Extending Automorphisms and Derivations onto Ore-Extensions

Abstract

We study the question wether an automorphism σ of a field K can be extended to an automorphism τ of the field of fractions \({Q=K(x; \alpha, \delta)}\) of the Ore-extension \({R=K[x; \alpha, \delta]}\) (Sect. 3) and wether a σ-derivation \({\varepsilon}\) of K can be extended to a τ-derivation of Q (Sect. 4), and determine all extensions of σ and \({\varepsilon}\). Until now these question have only been discussed under special assumptions (for example in [7] and [11]). In particular, little is known on extensions of derivations. The result is in each case a criterion for extendability (Lemmata 3.2 and 4.3).
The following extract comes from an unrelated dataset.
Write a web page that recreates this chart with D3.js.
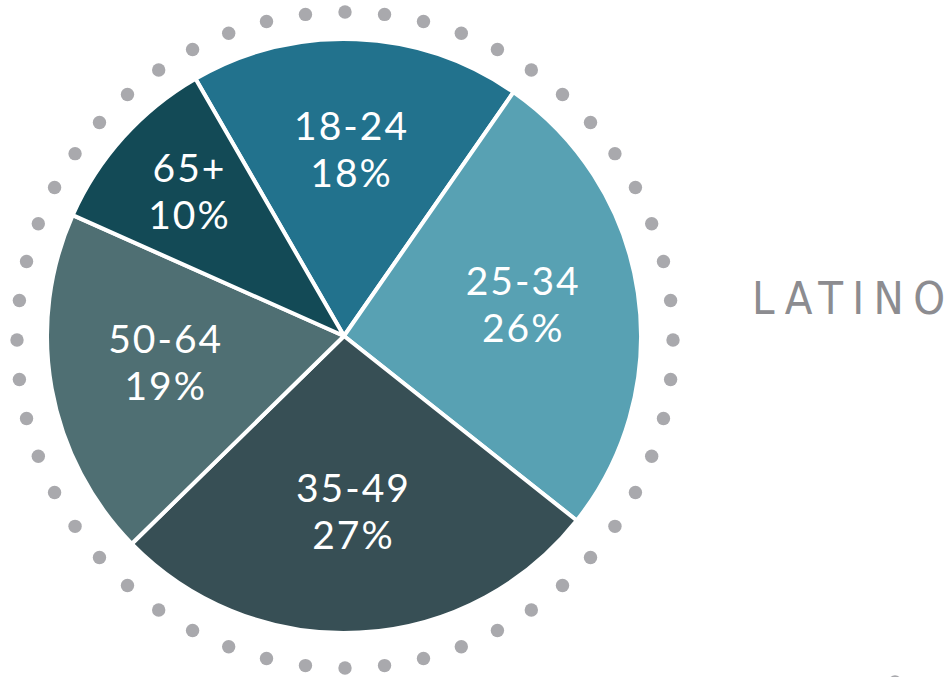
<!DOCTYPE html>
<html>
<head>
<meta charset="utf-8">
<script src="https://cdn.jsdelivr.net/npm/d3@7"></script>
<style>
  html, body { margin: 0; padding: 0; background: #fff; overflow: hidden; }
</style>
</head>
<body>
<div id="chart"></div>
<script>
// age groups, Latino
const groups = ["18-24", "25-34", "35-49", "50-64", "65+"];
const shares = [18, 26, 27, 19, 10];
const colors = ["#22728d", "#58a1b3", "#374f55", "#4f6f73", "#134a56"];
const title = "LATINO";

const width = 947,
  height = 677;

const cx = 344,
  cy = 336,
  radius = 297;

const ringR = 328,
  dotCount = 52;

const svg = d3
  .select("#chart")
  .append("svg")
  .attr("width", width)
  .attr("height", height);

// dotted ring round the pie
function dotRing(g) {
  const angle = d3
    .scaleLinear()
    .domain([0, dotCount])
    .range([0, 2 * Math.PI]);
  g.selectAll("circle")
    .data(d3.range(dotCount))
    .join("circle")
    .attr("cx", (i) => ringR * Math.sin(angle(i)))
    .attr("cy", (i) => -ringR * Math.cos(angle(i)))
    .attr("r", 6.7)
    .attr("fill", "#a9a9ad");
}

svg
  .append("g")
  .attr("transform", "translate(" + (cx + 1) + "," + (cy + 4) + ")")
  .call(dotRing);

// the next chart's ring, just peeking in at the bottom
svg
  .append("g")
  .attr("transform", "translate(895," + (682 + ringR) + ")")
  .call(dotRing);

const pie = d3
  .pie()
  .sort(null)
  .startAngle((-30 * Math.PI) / 180)
  .endAngle((330 * Math.PI) / 180)
  .value((d) => d.value);

const data = groups.map((g, i) => ({ group: g, value: shares[i], color: colors[i] }));

const arc = d3.arc().innerRadius(0).outerRadius(radius);

const g = svg.append("g").attr("transform", "translate(" + cx + "," + cy + ")");

const slices = pie(data);

g.selectAll("path")
  .data(slices)
  .join("path")
  .attr("d", arc)
  .attr("fill", (d) => d.data.color)
  .attr("stroke", "#fff")
  .attr("stroke-width", 4)
  .attr("stroke-linejoin", "round");

const labelArc = (d) => {
  const r = d.data.value < 15 ? radius * 0.7 : radius * 0.61;
  return d3.arc().innerRadius(r).outerRadius(r).centroid(d);
};

const labels = g
  .selectAll("text.lbl")
  .data(slices)
  .join("text")
  .attr("class", "lbl")
  .attr("transform", (d) => "translate(" + labelArc(d) + ")")
  .attr("text-anchor", "middle")
  .attr("fill", "#fff")
  .style("font-family", "Lato, 'Open Sans', sans-serif")
  .style("font-weight", 400)
  .style("font-size", "39px")
  .style("letter-spacing", "2px");

labels
  .append("tspan")
  .attr("x", 0)
  .attr("y", -15)
  .text((d) => d.data.group);

labels
  .append("tspan")
  .attr("x", 0)
  .attr("y", 32)
  .text((d) => d.data.value + "%");

svg
  .append("text")
  .attr("x", 752)
  .attr("y", 314)
  .attr("fill", "#8c8c90")
  .attr("textLength", 193)
  .attr("lengthAdjust", "spacing")
  .style("font-family", "'DejaVu Sans Condensed', 'Liberation Sans Narrow', sans-serif")
  .style("font-weight", 500)
  .style("font-size", "45px")
  .text(title);
</script>
</body>
</html>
The characterization of all extensions of automorphisms σ from K to Q is well understood (Corollary 3.5 and Theorem 3.12). This is in contrast to the characterization of the extensions of σ-derivations \({\varepsilon}\), which can only be described satisfactorily under additional assumptions (Theorems 4.8, 4.9, 4.10). We obtain the set of all extensions of σ or \({\varepsilon}\) easily from a particular extension and the normalizer \({N(\sigma^{-1} \alpha \, \sigma)}\) or \({N(\alpha \, \sigma)}\) (Corollaries 3.3 and 4.4). These normalizers will be described in Sect. 2 by minimal elements of R.